March 30, 2026
Dear Diary,
I told myself I wouldn’t cry again today, but I still did.
It’s strange how I can feel so empty and so overwhelmed at the same time. Everything hurts. Not just because it ended, but because of how it ended. The words that were said, the things left unsaid, and the silence in between keep replaying in my head like I can somehow make sense of it if I think about it long enough.
I keep wondering about things I don’t have answers to. Where he went, who he was with, and why he never told me. I hate that my mind keeps going there. I hate that I even have to question it. Did he think about me at all, or was I already someone he didn’t need to consider anymore?
But I can’t ignore my side either. I know I hurt him too. I pushed him away in ways I didn’t fully understand before. I kept threatening to leave, thinking he would always stay… until he didn’t.
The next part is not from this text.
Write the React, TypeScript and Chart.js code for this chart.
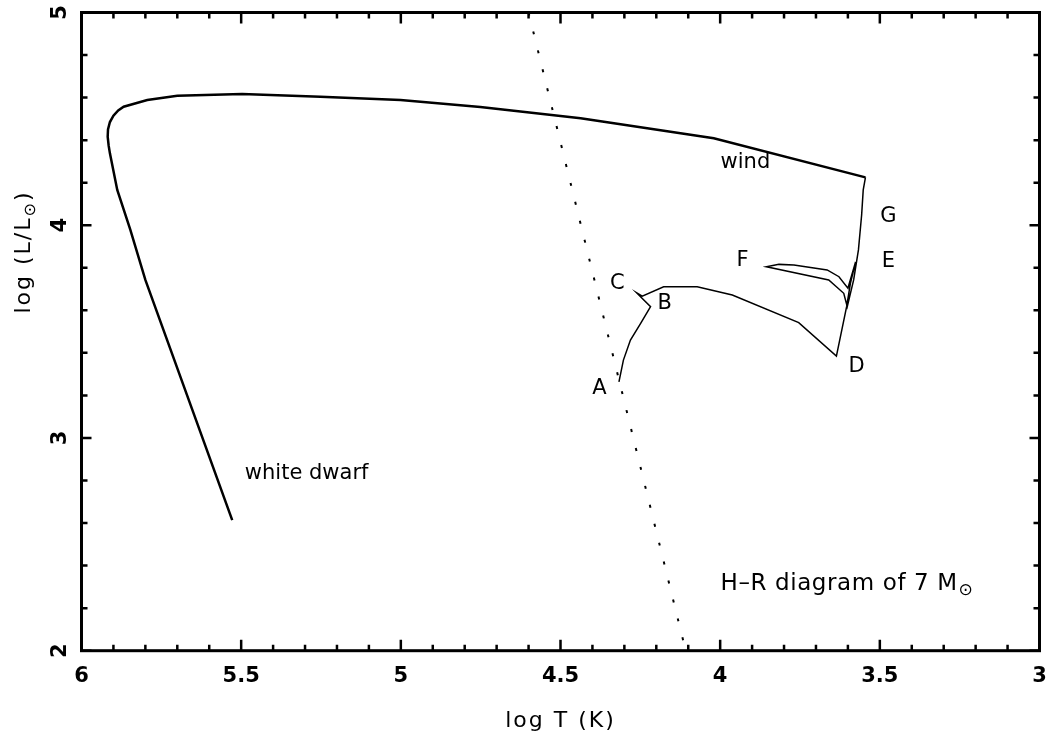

And now I’m here, trying to understand everything after it’s already over.
I keep going back to December. Our last Christmas. I remember how happy I was, how I thought everything was okay, that we were still strong. It didn’t feel like an ending. It felt like something I wanted to hold onto forever. I didn’t know it would be the last.
I keep asking myself if his love was real. Because if it was, how did we end up like this? How did it become so easy for him to walk away while I’m still here, breaking over and over again?
I tried to hate him. I really did. I thought it would make things easier, but I can’t. No matter how much I think about the things that hurt me, I still can’t bring myself to hate him.
And that’s what makes this even harder.
My mind keeps running in circles. I overthink everything. I create stories just to fill in the gaps he left behind. Maybe he found someone else. Maybe he didn’t. Maybe he just fell out of love. I don’t know which truth hurts more.
But I do know that I can’t stay stuck in these questions forever.
So I’m trying. Slowly, painfully, I’m trying to let him go.
I don’t know how long it will take. I don’t even know if I fully believe myself when I say I’ll be okay. But I want to be. I really do.
Maybe this isn’t the end of me. Maybe this is just the part where I learn how to live without him.
And even if I still love him, I’m starting to understand that sometimes love isn’t enough to make someone stay.
So today, even if I cried again, I’m still choosing to move forward… even if it’s just one small step at a time.